Majority of buyers find the process takes longer than expected with some being left homeless
Almost three quarters of people who bought a house in the last 10 years say the process took longer than expected with many being left without a place to stay before completion, research has found.
Indeed, in 21% of cases buyers were left not having a roof over their head with the most common reason due to the buying chain being delayed by admin, as many of the steps still rely on paper based processes and manual updates.
To add to the situation, in many cases, rental contracts expire before tenants can get the keys to their new homes, leaving them without permanent accommodation, according to the research from When You Move.
These problems are exacerbated by the lack of communication between parties involved, the reports points out with 58% of people saying they found the home buying process stressful, feeling in the dark during the whole experience.
The report says there is a significant need for the property industry to bring itself up to speed, not just when agreeing the sale of a home but the lengthy steps that follow to seal the deal.
Almost three quarters of people say that the home buying process took longer than originally anticipated, an average of seven weeks longer, and 10% of all home buyers say the process takes 10 weeks longer than expected.
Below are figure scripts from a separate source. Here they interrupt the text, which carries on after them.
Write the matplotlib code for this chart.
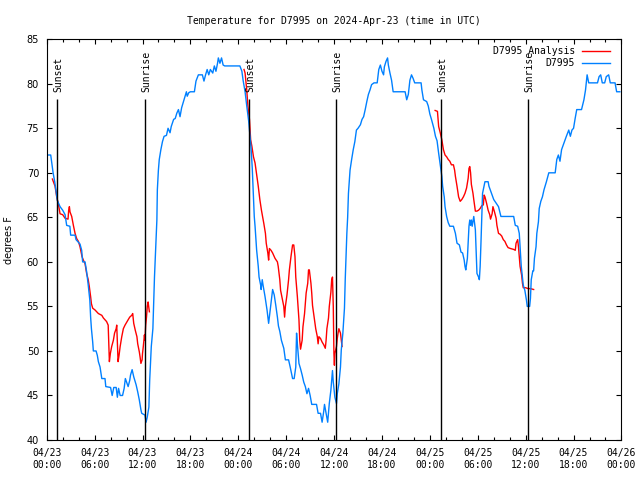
import numpy as np
import pandas as pd
import matplotlib
matplotlib.use("Agg")
import matplotlib.pyplot as plt
import matplotlib.dates as mdates

# hours since 2024-04-23 00:00 UTC, temperature in F
obs_hours = [
    0, 0.5, 0.8, 1.0, 1.33, 1.67, 2.0, 2.3, 2.5, 2.9, 3.0, 3.55, 3.67, 4.17, 4.38, 4.5, 4.8,
    5.0, 5.2, 5.4, 5.5, 5.6, 5.76, 5.84, 6.18, 6.34, 6.47, 6.68, 6.8, 6.9, 7.3, 7.4, 8.0, 8.2,
    8.4, 8.7, 8.85, 9.0, 9.2, 9.5, 9.7, 9.85, 10.0, 10.2, 10.4, 10.5, 10.7, 10.9, 11.2, 11.4,
    11.6, 11.8, 11.9, 12.3, 12.45, 12.6, 12.8, 12.9, 13.1, 13.3, 13.4, 13.5, 13.65, 13.8, 13.86,
    13.99, 14.1, 14.3, 14.5, 14.7, 15.0, 15.2, 15.45, 15.6, 15.9, 16.1, 16.3, 16.5, 16.7, 16.9,
    17.2, 17.5, 17.6, 17.8, 18.0, 18.5, 18.7, 19.0, 19.5, 19.7, 19.9, 20.1, 20.3, 20.5, 20.8,
    21.0, 21.2, 21.4, 21.5, 21.7, 21.9, 22.1, 22.3, 24.2, 24.45, 24.6, 24.85, 25.06, 25.3, 25.45,
    25.6, 25.75, 25.85, 26.0, 26.1, 26.3, 26.5, 26.6, 26.8, 26.86, 27.0, 27.1, 27.35, 27.6, 27.8,
    28.0, 28.2, 28.3, 28.5, 28.7, 28.9, 29.03, 29.2, 29.4, 29.7, 29.9, 30.3, 30.5, 30.7, 30.8,
    31.0, 31.2, 31.3, 31.4, 31.6, 31.8, 32.0, 32.2, 32.4, 32.6, 32.8, 33.0, 33.2, 33.8, 34.0,
    34.3, 34.5, 34.7, 34.8, 35.0, 35.2, 35.4, 35.6, 35.8, 35.9, 36.1, 36.3, 36.4, 36.6, 36.8,
    36.9, 37.1, 37.3, 37.4, 37.6, 37.7, 37.8, 38.0, 38.2, 38.4, 38.6, 38.8, 39.0, 39.3, 39.5,
    39.7, 39.9, 40.1, 40.3, 40.5, 40.7, 41.0, 41.4, 41.6, 41.8, 42.0, 42.2, 42.3, 42.5, 42.7,
    42.8, 43.0, 43.2, 43.4, 44.9, 45.1, 45.3, 45.5, 45.7, 45.9, 46.1, 46.9, 47.0, 47.2, 47.6,
    47.8, 48.0, 48.2, 48.5, 48.7, 48.9, 49.1, 49.3, 49.5, 49.6, 49.8, 49.9, 50.1, 50.3, 50.5,
    50.95, 51.2, 51.4, 51.7, 51.9, 52.1, 52.3, 52.4, 52.5, 52.7, 52.8, 52.9, 53.0, 53.1, 53.2,
    53.3, 53.5, 53.7, 53.8, 53.9, 54.1, 54.2, 54.3, 54.4, 54.5, 54.6, 54.9, 55.3, 55.4, 56.0,
    56.6, 56.9, 58.5, 58.7, 59.0, 59.2, 59.3, 59.45, 59.6, 59.7, 59.9, 60.1, 60.2, 60.5, 60.6,
    60.7, 60.9, 61.0, 61.1, 61.3, 61.4, 61.6, 61.7, 61.9, 62.1, 62.3, 62.6, 62.9, 63.7, 63.9,
    64.1, 64.3, 64.5, 64.7, 65.1, 65.4, 65.6, 65.8, 66.0, 66.2, 66.4, 67.0, 67.3, 67.5, 67.7,
    67.9, 69.0, 69.2, 69.4, 69.6, 69.9, 70.1, 70.4, 70.6, 71.2, 71.4, 71.8,
]
obs_temp = [
    72, 72, 70, 69, 66.9, 66.2, 65.8, 65.3, 64.1, 64, 63, 63, 62.5, 62, 61.3, 60, 60,
    58.9, 57.4, 55.7, 53.8, 52.5, 51, 50, 50, 49.5, 48.8, 48.2, 47.5, 46.9, 46.9, 46, 45.9, 45,
    45.9, 45.9, 44.8, 45.8, 45, 45, 45.8, 46.9, 46.5, 46, 46.7, 47.3, 47.9, 47.1, 46.2, 45.4,
    44.5, 43.4, 43, 42.8, 42, 42.6, 43.7, 46.7, 50.5, 52.5, 55.3, 58.3, 61.5, 64.7, 68.1,
    70.3, 71.5, 72.6, 73.5, 74.1, 74.2, 75, 74.5, 75.2, 76, 76.1, 76.7, 77.1, 76.3, 77.3,
    78.2, 79.1, 78.6, 79, 79.1, 79.1, 80.3, 81, 81, 80.3, 81, 81.6, 81, 81.6, 81.2,
    82, 81.4, 82.3, 82.9, 82.3, 82.9, 82.1, 82, 82, 81.4, 80.4, 79.1, 77.5, 75.8, 74.3,
    72.8, 70.5, 68.3, 65.1, 64.0, 61.3, 59.5, 58.3, 57.4, 56.9, 58, 57.4, 56.1, 54.6, 53.1,
    54.6, 56.1, 56.9, 56.3, 55.1, 53.8, 52.8, 52.2, 51.2, 50.3, 49, 49, 48.2, 47.3, 46.9,
    46.9, 48.2, 52, 50.8, 48.6, 48, 47.3, 46.5, 46, 45.2, 45.8, 45, 44, 44, 43,
    43, 42, 43.2, 44, 43, 42, 44.1, 45.6, 47.8, 46.5, 44.8, 44.1, 45.2, 46.3, 48.2,
    50.1, 52, 54.8, 58.1, 63.2, 65, 67.7, 70.3, 71.5, 72.6, 73.5, 74.8, 75, 75.4, 76,
    76.3, 77.1, 78, 78.8, 79.3, 79.9, 80.1, 80.1, 81.6, 82.1, 81.4, 81, 81.9, 82.5, 82.9,
    82.1, 81.2, 80.4, 79.1, 79.1, 78.2, 78.8, 80.4, 81, 80.6, 80.1, 80.1, 79.3, 78.2, 78,
    77.5, 76.6, 76, 75, 74.1, 73.6, 72.2, 70.9, 69.6, 68.5, 67.3, 66.2, 65.1, 64.4, 64,
    64, 63.2, 62.1, 61.9, 61.1, 61, 60.2, 59.5, 59.1, 60.4, 62.1, 64, 64.7, 64.1, 64.7,
    64, 65.1, 63.6, 61.3, 58.7, 58.3, 58, 59.5, 62.1, 65.1, 67.7, 69, 69, 68.5, 67,
    66.2, 65.1, 65.1, 64.1, 64, 63.2, 61.7, 59.5, 58.3, 57.4, 56.8, 55.7, 55, 55, 55.9,
    58, 59, 59, 60.4, 61.7, 63.2, 64.5, 66, 66.8, 67.3, 68.1, 69, 70, 70, 71.5,
    72, 71.3, 72.6, 73.1, 74.1, 74.8, 74.1, 74.8, 75, 76.1, 77.1, 77.1, 78.2, 79.3, 81,
    80.1, 80.1, 80.8, 81, 80.1, 80.1, 80.8, 81, 80.1, 80.1, 79.1, 79.1,
]

# analysis, nighttime only (nan = gap between nights)
ana_hours = [
    0.71, 1.04, 1.25, 1.46, 1.67, 2.0, 2.3, 2.67, 2.75, 2.84, 2.92, 3.13, 3.34, 3.55, 3.76,
    3.97, 4.17, 4.3, 4.42, 4.59, 4.8, 5.0, 5.2, 5.34, 5.5, 5.6, 5.76, 6.05, 6.26, 6.47, 6.68,
    6.9, 7.1, 7.3, 7.5, 7.7, 7.77, 7.85, 7.97, 8.14, 8.35, 8.5, 8.7, 8.77, 8.85, 8.94, 9.06,
    9.2, 9.4, 9.6, 9.81, 10.0, 10.2, 10.4, 10.65, 10.77, 10.9, 11.1, 11.3, 11.4, 11.6, 11.7,
    11.8, 11.95, 12.0, 12.1, 12.24, 12.3, 12.4, 12.5, 12.6, 12.7, 12.86,
    18.0,
    24.72, 24.85, 25.06, 25.2, 25.4, 25.55, 25.7, 25.9, 26.1, 26.3, 26.5, 26.7, 26.9, 27.2,
    27.4, 27.5, 27.7, 27.8, 27.9, 28.1, 28.3, 28.6, 28.9, 29.0, 29.2, 29.3, 29.5, 29.7, 29.8,
    29.9, 30.1, 30.3, 30.4, 30.6, 30.8, 30.95, 31.1, 31.2, 31.4, 31.6, 31.7, 31.8, 32.0, 32.1,
    32.3, 32.4, 32.5, 32.7, 32.8, 32.9, 33.1, 33.2, 33.3, 33.5, 33.7, 33.9, 34.0, 34.1, 34.3,
    34.5, 34.7, 34.9, 35.0, 35.1, 35.3, 35.4, 35.6, 35.7, 35.8, 35.9, 35.98, 36.04, 36.1, 36.3,
    36.4, 36.5, 36.6, 36.8, 36.9, 37.0,
    42.0,
    48.66, 48.95, 49.1, 49.3, 49.5, 49.7, 49.9, 50.1, 50.3, 50.5, 50.7, 50.95, 51.1, 51.2,
    51.4, 51.6, 51.8, 52.0, 52.2, 52.4, 52.6, 52.8, 52.9, 53.0, 53.1, 53.2, 53.4, 53.5, 53.7,
    53.9, 54.1, 54.3, 54.5, 54.7, 54.8, 54.9, 55.1, 55.3, 55.5, 55.6, 55.8, 55.9, 56.1, 56.3,
    56.4, 56.6, 56.8, 57.0, 57.2, 57.4, 57.6, 57.8, 58.1, 58.5, 58.7, 58.8, 59.0, 59.1, 59.2,
    59.3, 59.5, 59.6, 59.7, 60.0, 60.3, 60.6, 61.0,
]
ana_temp = [
    69.3, 68.5, 67.3, 66.5, 65.4, 65.3, 64.9, 64.8, 65.8, 66.2, 65.6, 65.1, 64.1, 63.2, 62.6,
    62.3, 61.7, 61.1, 60.6, 60.2, 59.8, 58.7, 58, 57.2, 56.1, 55.3, 54.8, 54.6, 54.4, 54.2, 54.1,
    54, 53.7, 53.5, 53.3, 52.9, 50.8, 48.8, 49.7, 50.5, 51.2, 52, 52.5, 52.9, 50.8, 48.8, 49.5,
    50.5, 51.6, 52.5, 52.9, 53.2, 53.5, 53.8, 54, 54.2, 53.1, 52.3, 51.6, 50.8, 49.9, 49.3,
    48.6, 49, 49.7, 50.5, 51.8, 51.2, 52.9, 53.8, 55, 55.5, 54.4,
    np.nan,
    81.6, 81.2, 79.3, 77.5, 76, 73.7, 73, 71.8, 71.1, 69.8, 68.5, 67, 65.8, 64.3,
    63.2, 62.1, 61, 60.2, 61.5, 61.3, 61, 60.4, 60, 59.5, 58, 56.8, 55.9, 55, 53.8,
    55, 56.3, 58, 59.1, 60.6, 61.9, 61.9, 60.6, 58.3, 56.1, 53.5, 51.2, 50.2, 51.2, 52.7,
    54.2, 55.3, 56.5, 57.6, 59.1, 59.1, 57.6, 56.5, 55.1, 53.8, 52.5, 51.6, 50.8, 51.6, 51.4,
    51, 50.7, 50.3, 51.2, 52.5, 53.7, 55, 56.6, 58, 58.3, 55, 49.7, 48.4, 49.7, 50.5,
    51.4, 52, 52.5, 52, 51.2, 50.5,
    np.nan,
    77, 76.9, 75.2, 74.5, 73.7, 72.6, 72, 71.8, 71.5, 71.3, 70.9, 70.9, 70.3, 69.6,
    68.5, 67.3, 66.8, 67, 67.3, 67.7, 68.3, 69.4, 70.5, 70.7, 70, 68.7, 67.7, 67, 65.7,
    65.7, 65.8, 66, 66.3, 66.4, 67.5, 67.3, 66.6, 65.8, 65.3, 64.8, 65.4, 66.2, 65.6, 64.9,
    64.1, 63.2, 63.1, 62.9, 62.5, 62.3, 61.9, 61.6, 61.5, 61.4, 61.3, 62.1, 62.5, 61.7, 60.6,
    59.5, 58.5, 57.6, 57.1, 57.1, 57, 57, 56.9,
]

sun_hours = [1.33, 12.36, 25.39, 36.29, 49.45, 60.35]
sun_labels = ["Sunset", "Sunrise", "Sunset", "Sunrise", "Sunset", "Sunrise"]

start = pd.Timestamp("2024-04-23 00:00")


def to_time(hours):
    return start + pd.to_timedelta(np.asarray(hours, dtype=float), unit="h")


mono = "DejaVu Sans Mono"

fig = plt.figure(figsize=(6.4, 4.8), dpi=100)
ax = fig.add_axes([0.073, 0.0833, 0.898, 0.835])

ax.plot(to_time(ana_hours), ana_temp, color="#ff0000", lw=1.0, label="D7995 Analysis")
ax.plot(to_time(obs_hours), obs_temp, color="#0080ff", lw=1.0, label="D7995")

sun_times = to_time(sun_hours)
ax.vlines(sun_times, 40, 78.3, color="black", lw=1.0, zorder=3)
for t, lab in zip(sun_times, sun_labels):
    ax.annotate(lab, (t, 78.3), xytext=(1, 5), textcoords="offset points",
                rotation=90, ha="center", va="bottom", family=mono, fontsize=7)

ax.set_xlim(start, start + pd.Timedelta(hours=72))
ax.set_ylim(40, 85)
ax.set_yticks(range(40, 86, 5))

ax.xaxis.set_major_locator(mdates.HourLocator(byhour=[0, 6, 12, 18]))
ax.xaxis.set_minor_locator(mdates.HourLocator(byhour=range(0, 24, 2)))
ax.xaxis.set_major_formatter(mdates.DateFormatter("%m/%d\n%H:%M"))

ax.tick_params(axis="both", which="both", direction="in", top=True, right=True, width=0.8)
ax.tick_params(axis="both", which="major", length=3.6)
ax.tick_params(axis="both", which="minor", length=2.0)
ax.tick_params(axis="x", pad=5.5)
ax.tick_params(axis="y", labelsize=7, pad=5.5)
for lab in ax.get_xticklabels():
    lab.set_family(mono)
    lab.set_fontsize(7)
    lab.set_linespacing(1.35)

ax.set_title("Temperature for D7995 on 2024-Apr-23 (time in UTC)",
             family=mono, fontsize=7, pad=11)
ax.set_ylabel("degrees F", fontsize=7, labelpad=9)

ax.legend(loc="upper right", frameon=False, markerfirst=False,
          prop={"family": mono, "size": 7}, handlelength=2.9,
          handletextpad=0.7, labelspacing=0.25, borderaxespad=0.3,
          bbox_to_anchor=(0.992, 1.0))

fig.savefig("out.png", dpi=100)
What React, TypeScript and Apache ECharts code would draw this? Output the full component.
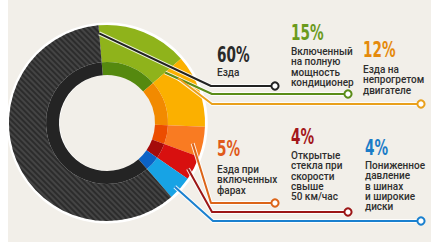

The report suggests that this demonstrates not only the need for processes to be more efficient, but also for transparency around the timescale should the projected completion date become unachievable.
Delays in the property chain have become commonplace, and the differences in timescales between buying and selling has seen home buyers bearing the brunt with 27%, some 4.31 million people, forced to stay with friends and family or rented accommodation while they waited to get the keys for their new home following completion.
The findings of the research are not a surprise, according to Steve Mansour, chief executive officer of construction insurance and warranty specialist CRL. He pointed out that there are certain requirements that must be met before a homebuyer can complete, from the lender, insurer, builder, and surveyor to name but a few and this is often the reason that consumers may see delays at this stage of the build.
‘However, it is imperative that all necessary rules and regulations have been met, and it is in the home buyer’s best interest that this is completed pre-completion. The final certificate for structural warranty insurance, for example, will only be issued when the property has been completed to the required standard and all relevant documents are received,’ he said.
‘It is in all party’s best interests that every process has been met and that the house buyer receives a structurally sound property. The industry needs to ensure that it is openly communicating and helping to educate home buyers in relation to the completion process and the potential delays that can occur with it,’ he added.